Что-то, судя по всему, мелькнуло на лице, а затем неожиданно отыграло ощутимыми покалываниями в боку. Заметил болезненную гримасу и Черненко, тревожно спросив:

– Юрий Владимирович, тебе плохо? Врача?

– Погоди. Забыл принять, – Андропов, торопливо достав из бокового кармана пластиковую баночку, открыл, хватанул таблетку и запил из стакана.

Пауза длилась минуты три, пока не отпустило. Но заговорил с затяжкой, все еще кривясь, неожиданно меняя тему:

– В одном из документальных фильмов… оттуда, из хроники наших дней, запомнились мелькнувшие кадры – целое поле законсервированных на случай войны устаревших танков. Специально дал запрос отыскать любое упоминание. Нашли. Представляешь, они Т-55 и Т-62 списали на металлолом только аж в первое десятилетие двухтысячных. И более тысячи Т-64.

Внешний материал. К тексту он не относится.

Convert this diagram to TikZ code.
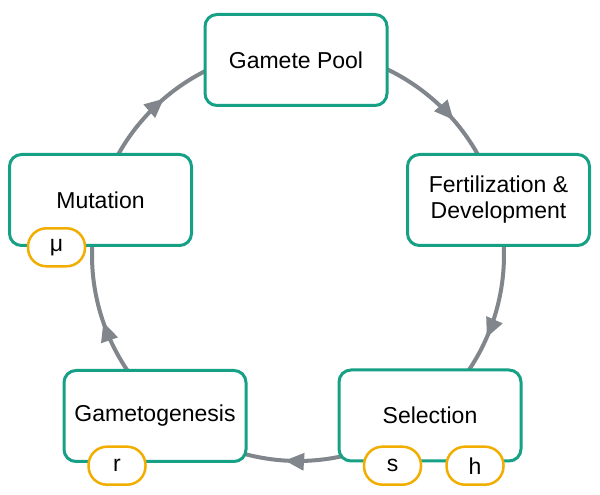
\documentclass[tikz,border=0pt]{standalone}
\usepackage{fontspec}
\setmainfont{Liberation Sans}
\usetikzlibrary{arrows.meta,decorations.markings}
\definecolor{boxteal}{HTML}{16A085}
\definecolor{amber}{HTML}{F2AE00}
\definecolor{linegray}{HTML}{80868B}
\begin{document}
\begin{tikzpicture}[x=1pt,y=1pt,
  stage/.style={draw=boxteal, line width=3pt, rounded corners=12pt, fill=white,
    minimum width=182pt, minimum height=91pt, align=center, inner sep=0pt,
    font=\fontsize{23}{26}\selectfont},
  param/.style={draw=amber, line width=2.5pt, rounded corners=18.5pt, fill=white,
    minimum width=57pt, minimum height=38pt, inner sep=0pt,
    font=\fontsize{23}{26}\selectfont},
  flow/.style={draw=linegray, line width=4pt, postaction=decorate,
    decoration={markings, mark=at position #1 with
      {\arrow{Triangle[length=19pt,width=18pt,line width=0pt]}}}}
]
\useasboundingbox (0,0) rectangle (600,495);
\fill[white] (0,0) rectangle (600,495);
\coordinate (c) at (298,240);
% cycle arcs
\draw[flow=0.655] (c) ++(90:206) arc[start angle=90, end angle=15.3, radius=206];
\draw[flow=0.589] (c) ++(15.3:206) arc[start angle=15.3, end angle=-50.6, radius=206];
\draw[flow=0.531] (c) ++(-50.6:206) arc[start angle=-50.6, end angle=-131.6, radius=206];
\draw[flow=0.458] (c) ++(228.4:206) arc[start angle=228.4, end angle=164.4, radius=206];
\draw[flow=0.453] (c) ++(164.4:206) arc[start angle=164.4, end angle=90, radius=206];
% stages
\node[stage] (pool) at (296,435) {Gamete Pool};
\node[stage] (fert) at (498.5,295) {Fertilization \&\\Development};
\node[stage] (sel) at (430,79.5) {Selection};
\node[stage] (gam) at (155,79) {Gametogenesis};
\node[stage] (mut) at (100.5,295) {Mutation};
% parameters
\node[param] (mu) at (56.5,247.7) {μ};
\node[param] (r) at (117,29.3) {r};
\node[param] (s) at (392.5,29.3) {s};
\node[param] (h) at (475,29.3) {h};
\end{tikzpicture}
\end{document}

Я понимаю, танковые войска – наследие сталинских времен и Второй мировой войны, главное орудие доктрины стратегического прорыва и выхода советских моторизированных частей к Ла-Маншу. Но скажи, на кой черт нам держать такую кучу высококачественного металлолома?

– Ты это о чем?


[3] Федорчук В. В. двенадцать лет возглавлял КГБ Украины, не понаслышке знал о проблемах прогрессирующего украинского национализма.
[4] У Андропова были больные глаза диабетика, ему приходилось даже в помещении носить темные очки, предохраняясь от яркого света.